A handful of works by two noteworthy figures in the Impressionist movement are now on view at the Fenimore Art Museum in Cooperstown, New York. The exhibition aims to highlight the strides and ties between Berthe Morisot (1841-1895) and Mary Cassatt (1844-1926), and examines their personal and professional relationships through their correspondence and examples from their respective oeuvres.
Both Cassatt and Morisot strove to make art their viable profession, not relegate it to hobby. Morisot balanced the duties of a wife and mother in tandem with her career, while Cassatt never married. When viewed through this lens, it shows the multifaceted meanings inherent in their respective works and beckons a call to unpack them in light of this context. Julie Manet, Morisot’s daughter, often appeared as a favored model in many of Morisot’s works. While Cassatt did use her family members as sitters, she also was known to hire models for many of her iconic mother and child scenes.
The only work in the permanent collection of the Fenimore on view in the exhibition is Mary Cassatt’s Madame de Fleury and Her Child, which was gifted to the museum in 2024. The portrait illustrates a deviation in Cassatt’s aforementioned process, as she chose to paint a friend and as the title suggests, the child is biologically related to Madame de Fleury. Another subtle achievement in Allies in Impressionism is the volume of loans from both private collections and public institutions that were brought together and curated to illustrate the overarching theme of the exhibition.

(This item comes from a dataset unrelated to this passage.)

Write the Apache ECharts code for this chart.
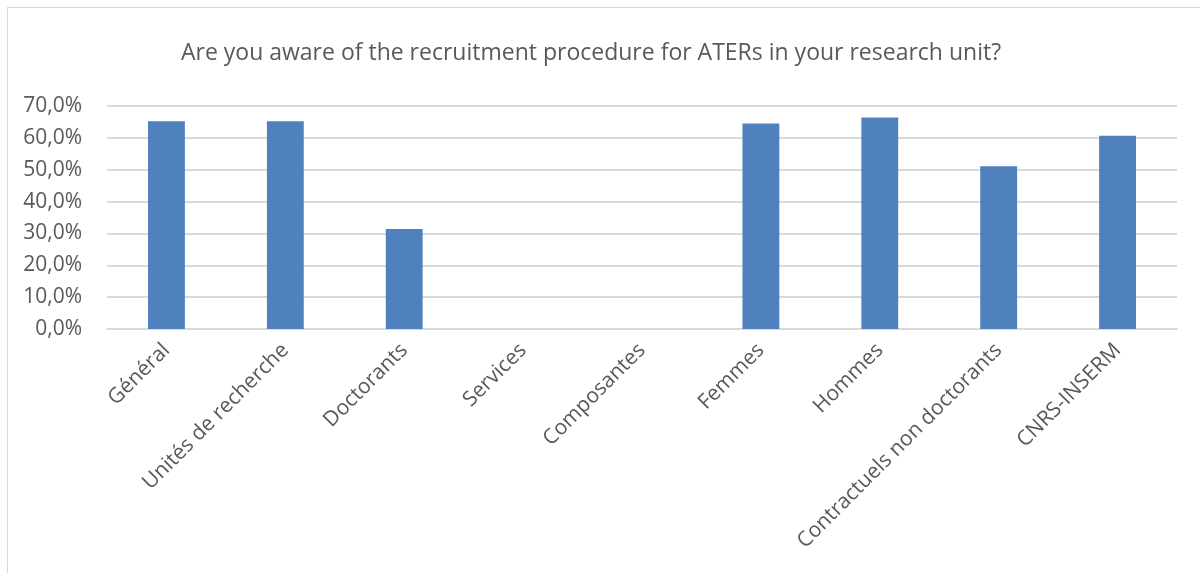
<!DOCTYPE html>
<html>
<head>
<meta charset="utf-8">
<script src="https://cdn.jsdelivr.net/npm/echarts@6/dist/echarts.min.js"></script>
<style>
  html, body { margin: 0; padding: 0; background: #fff; }
  #frame { position: absolute; left: 7px; top: 7px; width: 1250px; height: 650px; border: 1px solid #d9d9d9; }
  #chart { position: absolute; left: 0; top: 0; width: 1200px; height: 573px; }
</style>
</head>
<body>
<div id="frame"></div>
<div id="chart"></div>
<script>
var titleText = 'Are you aware of the recruitment procedure for ATERs in your research unit?';
var categories = ['Général', 'Unités de recherche', 'Doctorants', 'Services', 'Composantes',
    'Femmes', 'Hommes', 'Contractuels non doctorants', 'CNRS-INSERM'];
// pourcentages
var values = [65.2, 65.2, 31.4, 0, 0, 64.5, 66.4, 51.1, 60.7];

var myChart = echarts.init(document.getElementById('chart'));
var option = {
    animation: false,
    title: {
        text: titleText,
        left: 586,
        textAlign: 'center',
        top: 37,
        textStyle: {
            fontFamily: 'Open Sans',
            fontSize: 23,
            fontWeight: 'normal',
            color: '#595959'
        }
    },
    grid: {
        left: 107,
        right: 23,
        top: 106,
        bottom: 244,
        outerBoundsMode: 'none'
    },
    xAxis: {
        type: 'category',
        data: categories,
        axisLine: { lineStyle: { color: '#d9d9d9', width: 2 } },
        axisTick: { show: false },
        axisLabel: {
            rotate: 45,
            margin: 18,
            interval: 0,
            fontFamily: 'Open Sans',
            fontSize: 21,
            color: '#595959'
        }
    },
    yAxis: {
        type: 'value',
        min: 0,
        max: 70,
        interval: 10,
        axisLine: { show: false },
        axisTick: { show: false },
        splitLine: { lineStyle: { color: '#d9d9d9', width: 2 } },
        axisLabel: {
            margin: 25,
            fontFamily: 'Open Sans',
            fontSize: 21,
            color: '#595959',
            formatter: function (v) {
                return v.toFixed(1).replace('.', ',') + '%';
            }
        }
    },
    series: [{
        type: 'bar',
        data: values,
        barWidth: '31%',
        itemStyle: { color: '#4f81bd' }
    }]
};
myChart.setOption(option);
</script>
</body>
</html>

This exhibition struggled with space. When viewing two works by Cassatt and Morisot alongside one another, there is only such much space that can be yielded for wall text. There was a subtle understanding that one should approach this exhibition with their eyes to analyze the stylistic and visual similarities between these works as opposed to reading placards of wall text stating the aforementioned point. One needs to only view a sampling of Morisot and Cassatt’s genre and portrait scenes to see how they individually imparted their own mark on these traditional artistic endeavors.

I’ve had the pleasure to view two respective solo exhibitions on Morisot (at the Barnes Foundation in 2019) and Mary Cassatt (at the Philadelphia Museum of Art just last year). The chance to see their physical works juxtaposed alongside one another was a trip I was thrilled to embark on and take advantage of. When viewed through the lens of gender, it’s clear to see why these two pioneers are forever linked, but when viewing them in light of their personal lives, two different female figures emerge, with two distinctive styles.


This exhibition also offered an excuse to visit the impressive American Art collections at the Fenimore. Housed in a 1930’s mansion, it offers an intimate curation of works by 19th and 20th century American artists among the likes of Thomas Moran, John Singer Sargent, William Glackens, Robert Henri, William Merritt Chase and John Sloan, to name a few.
Overall, I was pleased with my recent trip to Fenimore. If you’re in New York, it’s the perfect weekend getaway for art, fresh air, and perhaps even go look at a few baseballs at the National Baseball Hall of Fame down the street.